We don’t talk. Down the long silent corridor, the padding of our feet on the carpet like muffled heartbeats. Down the stairs, through the cold draught that fidgets in the stairwell, to the locker room: coats on, satchels on shoulders, locker doors closing. Back upstairs, the smiles and the nods and the few words with Bernadette at reception stuffing tissue packets and throat lozenges into her bag, ready to go home. And outside, to the wide sharp blast of city-smell and cold.

The great courtyard, the floodlights, the civil servants scurrying home. It all looks strange: small stark paper things, far away. A big solve does that to you, leaves the world scoured dawn-white, sand-white, empty except for the solve smooth and heavy as a deep-dived rock in your hand.

Only it’s more than that, this time. The cobblestones feel wrong under my feet, thin skins of stone over bottomless fog. The squad I’ve spent the last two years hating, the mob of sniggering fucktards backstabbing the solo warrior while she gallantly fought her doomed battle: that’s gone, peeled away like a smeared film that was stuck down hard over the real thing. The squad I would’ve chopped off an arm to join, the shining line of ass-kicking superheroes, that went a long time ago. What’s left underneath is smaller than either of those, quieter and more complicated, done in finer detail. Roche, begging for a punch in the gob, which is high on my to-do list. The lads, each of them deep in his own mix of dodgy alibis and messy fibre evidence and the baby’s chickenpox, occasionally glancing up to roll their eyes at Roche’s bullshit or mine. The gaffer – it occurs to me that just maybe the gaffer throws the odd domestic our way, not because they piss me off, but because they have a good clearance rate and he wants our stats solid; or maybe, even simpler, because he knows we’ll work the hell out of them. All of them, and Steve. And me.

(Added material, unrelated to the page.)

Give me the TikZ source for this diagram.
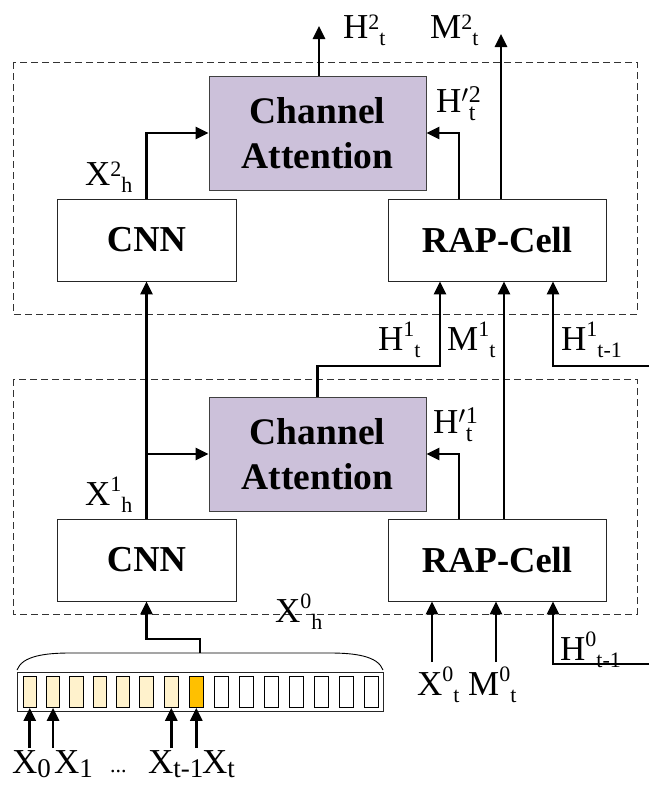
\documentclass[tikz,border=0pt]{standalone}
\usepackage{fontspec}
\setmainfont{Liberation Serif}
\usetikzlibrary{arrows.meta,calc}
\definecolor{cafill}{HTML}{CCC1DA}
\definecolor{seqfill}{HTML}{FFF2CC}
\definecolor{seqcur}{HTML}{FFC000}
\newcommand\ssz{\fontsize{22}{22}\selectfont}
\newcommand\psz{\fontsize{24}{24}\selectfont}
\newcommand\bsz{\fontsize{27}{27}\selectfont}
\newcommand\lbl[3]{#1\raisebox{9pt}{\ssz #2}\raisebox{-7pt}{\ssz #3}}
\newcommand\lblh[3]{#1\raisebox{14pt}{\ssz #2}\raisebox{-7pt}{\ssz #3}}
\newcommand\lblp[3]{#1$'$\rlap{\raisebox{10pt}{\psz #2}}\raisebox{-8pt}{\psz #3}}
\newcommand\lbs[2]{#1\raisebox{-4pt}{\bsz #2}}
\tikzset{
  blk/.style={draw=black!85, line width=0.9pt, fill=white, inner sep=0pt,
    font=\fontsize{36.5}{45}\selectfont\bfseries, align=center},
  cabox/.style={blk, draw=black!75, fill=cafill, font=\fontsize{37.5}{45}\selectfont\bfseries},
  grp/.style={draw=black!80, line width=0.8pt, dash pattern=on 7pt off 4pt},
  arr/.style={line width=2.6pt, -{Triangle[length=13pt,width=12pt]}},
  txt/.style={font=\fontsize{35}{38}\selectfont, inner sep=0pt, anchor=base west},
  cell/.style={draw=black, line width=0.8pt, inner sep=0pt, minimum width=13.3pt, minimum height=31pt}
}
\begin{document}
\begin{tikzpicture}[x=1pt,y=-1pt]
\useasboundingbox (0,0) rectangle (649,788);
% dashed groups
\draw[grp] (13,62) rectangle (637,314);
\draw[grp] (13,379) rectangle (637,614);
% blocks
\node[cabox, minimum width=217pt, minimum height=114pt] (ca1) at (317.5,133) {Channel\\Attention};
\node[blk, minimum width=179pt, minimum height=82pt] (cnn1) at (146.5,240) {CNN};
\node[blk, minimum width=218pt, minimum height=82pt] (rap1) at (497,240) {RAP-Cell};
\node[cabox, minimum width=217pt, minimum height=114pt] (ca2) at (317.5,454) {Channel\\Attention};
\node[blk, minimum width=179pt, minimum height=82pt] (cnn2) at (146.5,560) {CNN};
\node[blk, minimum width=218pt, minimum height=82pt] (rap2) at (497,560) {RAP-Cell};
% helper coordinates
\coordinate (h2) at (319,26);
\coordinate (m2) at (501,34);
\coordinate (hp) at (459,0);
\coordinate (b1) at (440,366);
\coordinate (m1) at (504,0);
\coordinate (hin1) at (649,366);
\coordinate (hx) at (553,0);
\coordinate (xt0) at (432,662);
\coordinate (mt0) at (496,662);
\coordinate (hin0) at (649,664);
% top layer connectors
\draw[arr] (ca1.north -| h2) -- (h2);
\draw[arr] (rap1.north -| m2) -- (m2);
\draw[arr] (rap1.north -| hp) |- (ca1.east);
\draw[arr] (cnn1.north) |- (ca1.west);
% between layers
\draw[arr] (cnn2.north) -- (cnn1.south);
\draw[arr] (cnn2.north |- ca2.west) -- (ca2.west);
\draw[arr] (ca2.north) |- (b1) -- (rap1.south -| b1);
\draw[arr] (rap2.north -| m1) -- (rap1.south -| m1);
\draw[arr] (hin1) -| (rap1.south -| hx);
\draw[arr] (rap2.north -| hp) |- (ca2.east);
% bottom inputs
\draw[arr] (xt0) -- (rap2.south -| xt0);
\draw[arr] (mt0) -- (rap2.south -| mt0);
\draw[arr] (hin0) -| (rap2.south -| hx);
% sequence
\node[draw=black!85, line width=0.8pt, minimum width=366pt, minimum height=39pt, inner sep=0pt] (seq) at (200,691.5) {};
\foreach \x [count=\i from 0] in {22.7,46,69.3,92.7,116,139.3,164.3} {
  \node[cell, fill=seqfill, anchor=north west] (c\i) at (\x,676) {};
}
\node[cell, fill=seqcur, anchor=north west] (c7) at (189.3,676) {};
\foreach \x [count=\i from 8] in {214.3,239.3,264.3,289.3,314.3,339.3,364.3} {
  \node[cell, fill=white, anchor=north west] (c\i) at (\x,676) {};
}
\draw[line width=0.9pt] (17,670) .. controls (22,656) and (45,653) .. (70,653) -- (330,653) .. controls (355,653) and (378,656) .. (383,670);
\coordinate (bt) at (200,653);
\draw[arr] (bt) -- ++(0,-14) -| (cnn2.south);
\coordinate (i0) at (c0.south |- 0,748);
\coordinate (i1) at (c1.south |- 0,748);
\coordinate (i6) at (c6.south |- 0,748);
\coordinate (i7) at (c7.south |- 0,748);
\draw[arr] (i0) -- (c0.south);
\draw[arr] (i1) -- (c1.south);
\draw[arr] (i6) -- (c6.south);
\draw[arr] (i7) -- (c7.south);
% labels
\node[txt] (lh2) at (343,38) {\lbl{H}{2}{t}};
\node[txt] (lm2) at (430,38) {\lbl{M}{2}{t}};
\node[txt] (lhp2) at (436,112) {\lblp{H}{2}{t}};
\node[txt] (lx2) at (85,185) {\lbl{X}{2}{h}};
\node[txt] (lh1) at (378,350) {\lblh{H}{1}{t}};
\node[txt] (lm1) at (447,350) {\lblh{M}{1}{t}};
\node[txt] (lh1m) at (561,350) {\lblh{H}{1}{t-1}};
\node[txt] (lhp1) at (433,433) {\lblp{H}{1}{t}};
\node[txt] (lx1) at (85,505) {\lblh{X}{1}{h}};
\node[txt] (lx0) at (275,622) {\lblh{X}{0}{h}};
\node[txt] (lxt0) at (417,695) {\lblh{X}{0}{t}};
\node[txt] (lmt0) at (468,695) {\lblh{M}{0}{t}};
\node[txt] (lh0m) at (560,660) {\lblh{H}{0}{t-1}};
\node[txt] (sx0) at (12,773) {\lbs{X}{0}};
\node[txt] (sx1) at (54,773) {\lbs{X}{1}};
\node[txt, font=\fontsize{22}{22}\selectfont] (dots) at (110,772) {...};
\node[txt] (sxt1) at (148,773) {\lbs{X}{t-1}};
\node[txt] (sxt) at (202,773) {\lbs{X}{t}};
\end{tikzpicture}
\end{document}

We stand in the courtyard, hands in our pockets, shoulders up against the cold. We’re not sure where to go from here; there’s no rule book, no ritual, to tell us what comes after a day like this one. Above us the Murder windows are lit and alert, ready for whatever tonight’s got in store. Somewhere up there O’Kelly and McCann are in an interview room, heads bent close, talking low and steady. Breslin is alone in the observation room, watching through the slow swell and ebb of his breath on the glass, not moving.

Steve says, ‘He was looking after us.’

He means the gaffer, sending us home. ‘I know,’ I say. It’ll be O’Kelly’s name on McCann’s statement sheet, O’Kelly’s name on the book of evidence that goes to the prosecutor. When we walk into the squad room tomorrow, we won’t be hissed out of it. Breslin will hate our guts, as long as he lives. The rest of them will watch O’Kelly, walking out of the building shoulder to shoulder with McCann to take him to booking, and understand.

Steve catches a sudden deep breath, blows it out again. ‘God,’ he says, and there’s a shake in his voice that he doesn’t bother trying to hide. ‘What a day.’

‘Look on the bright side. We’re never gonna have a worse week than this one.’

That pulls a helpless bark of laughter out of him. ‘You never know. We could get lucky: the Commissioner could get coked up and strangle a hooker.’

‘Fuck that. Someone else can work it. Just Quigley’s speed.’

Steve laughs again, but it’s gone fast. ‘The reason we didn’t see it from the start,’ he says, ‘is because we were thinking like cops. Both of us.’

He leaves it hanging there, like a question. He knows. Here I was so sure I was some secret-agent-level closed book, keeping my big plan all to myself. I watch our breath spread and fade on the air.